Another emerging example of this assetization of social life is the way that our schools and education institutions are being transformed through the deployment of so-called educational technology, or ‘EdTech’. Again, the WEF is very keen on this transformation of education through the introduction of new digital technologies that can “create better systems and data flows”. EdTech itself ranges from online program management for students (e.g. Moodle), through organizational software (e.g. Teams) to teaching platforms (e.g. MOOCs), and all of it has been turbocharged by the Covid pandemic, as online learning has had to replace in-person instruction. I am currently working on a project led by Dr. Janja Komljenovic at Lancaster University examining the ways that EdTech is underpinned by the creeping assetization of our universities. It is turning students, educators, and institutions themselves into yet another money-making opportunity for business. Much of EdTech – and especially the WEF vision of it – is premised on the idea that the market is the best mechanism for solving our societal problems, but that is not even the worst part of this transformation. As Dr. Komljenovic points out in her previous work, EdTech entails new digital platforms that not only charge subscription fees for use but also collect data from students, educators, and institutions on top of that. Universities are going to find themselves locked into a future in which they can’t extricate themselves from EdTech providers without losing access to all the data and information they need to operate. And that’s leaving aside the problems with consolidation in EdTech and emergence of monopolies that can charge what they like. Basically, what this means is that students will go through their schooling and university years, and all the data collected about them will be turned into a private asset that EdTech firms can exploit.

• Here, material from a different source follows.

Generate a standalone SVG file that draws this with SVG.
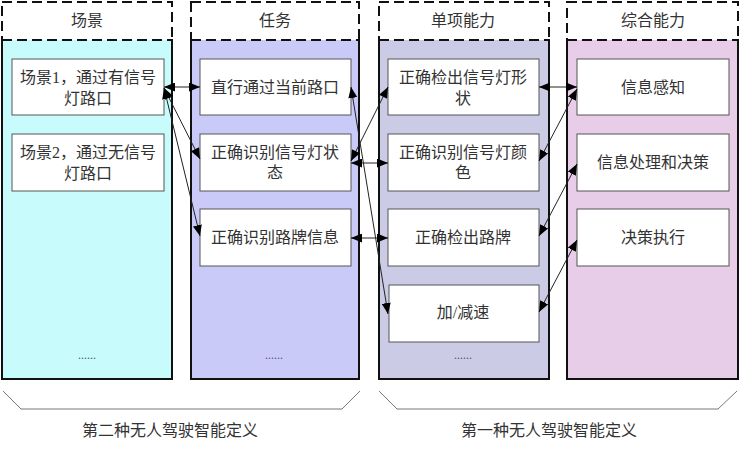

Assetization is not a technical or neutral process, it is inherently political and it is inherently contestable, if we so desire.

There are many other examples I could consider – and have done so in ongoing research – but the fundamental point that I want to get across is that all of this is a choice. Assets are made. Someone or some organization has to turn our social lives into an asset that they can monetize, capitalize, and exploit. Assetization is not a technical or neutral process, it is inherently political and it is inherently contestable, if we so desire. Understanding how it happens – how people turn our lives into assets – is critically important because it helps us to identify where we can intervene in the process to disrupt it, or to stop it, or to ensure that it is done democratically and in support of some sort of social good, if it has to be done at all. Assetization is one of the most important issues of our day because it’s about who gets to own the future and how they do so.